Les migrants et l’économie de leurs pays
Dans le but d’aider leurs familles dans leurs pays d’origine, les émigrés transfèrent chaque année des millions d’euros qui prennent ainsi place dans une économie informelle et peu visible mais malgré tout d’une importance indiscutable.
A titre de comparaison, l’aide de l’Union européenne au développement des pays ACP, le Xe FED (Fonds européen de développement) s’élèvera à 22, 98 milliards d’euros pour la période allant de 2008 à 2013. Cela représente au plus 4,6 milliards d’euros par an alors que dans le même temps, les transferts des migrants dans leurs pays d’origine sont eux, estimés à 24 milliards d’euros par an. Pour des pays dont de très nombreux ressortissants vivent à l’étranger, ces fonds constituent une part importante du produit national brut soit une fourchette allant de 21 à 60% selon les pays.
Ces « fonds de la migration » représentent 346% de l’aide publique au développement pour des pays comme les Comores et près de 200% au Kenya. On comprend dès lors pourquoi un pays comme le Mali a jugé utile de créer un ministère chargé des émigrés et pourquoi la totalité des pays de forte tradition d’immigration tergiversent et traînent les pieds lorsqu’il s’agit pour eux de prendre des mesures visant à restreindre le flux migratoire. En effet, si l’argent des émigrés constitue une part importante de la richesse nationale, on en déduit qu’il constitue de facto une part importante du dynamisme économique du pays et donc un sujet sur lequel on ne fait pas l’impasse du jour au lendemain, n’en déplaise aux fonctionnaires de l’Union européenne.
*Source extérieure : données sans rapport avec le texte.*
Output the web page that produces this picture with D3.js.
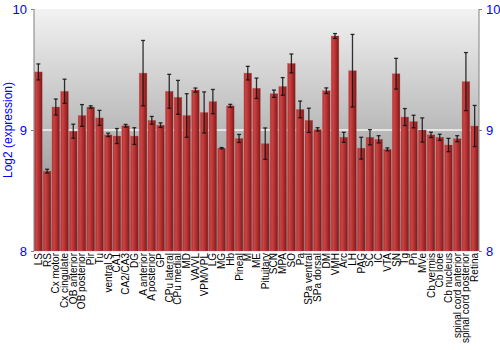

Une étude de la BAD (Banque africaine de développement) a cependant montré que malgré son importance, les avis restent partagés sur l’impact de cette manne qui tombe de l’immigration.
Cette étude, en effet, révèle que 80% de cet apport est utilisé pour la consommation courante, 11% pour la construction et réalisation d’infrastructures diverses et moins de 1% pour des projets rémunérateurs. Il est indéniable que cet argent améliore la vie des plus pauvres mais d’autres estiment qu’il a des effets pervers sur la motivation au travail et sur la productivité agricole. Ces fonds induisent aussi une forte dépendance des familles et cela les pousse à économiser pour faire partir d’autres jeunes qui, à leur tour, enverront de l’argent au pays. Devenus les soutiens indispensables de leurs proches, ces exilés ne peuvent plus rentrer chez eux car alors tout s’effondrerait. Ce cercle vicieux est bien connu des pays sahéliens à forte migration.
Au bout du compte, ces transferts permettent à ceux qui sont restés chez eux de sortir du cercle de l’extrême pauvreté mais l’impact de l’argent des émigrés sur le développement du pays n’est pas évident. Les débats restent aussi ouverts que contradictoires pour la faune des intellectuels, mais pour les intéressés, il s’agit de trouver, à leur mesure, des réponses aux difficultés existentielles qui les accablent et qui s’accommodent mal de la rhétorique sans fin de ceux qui ont déjà le ventre plein.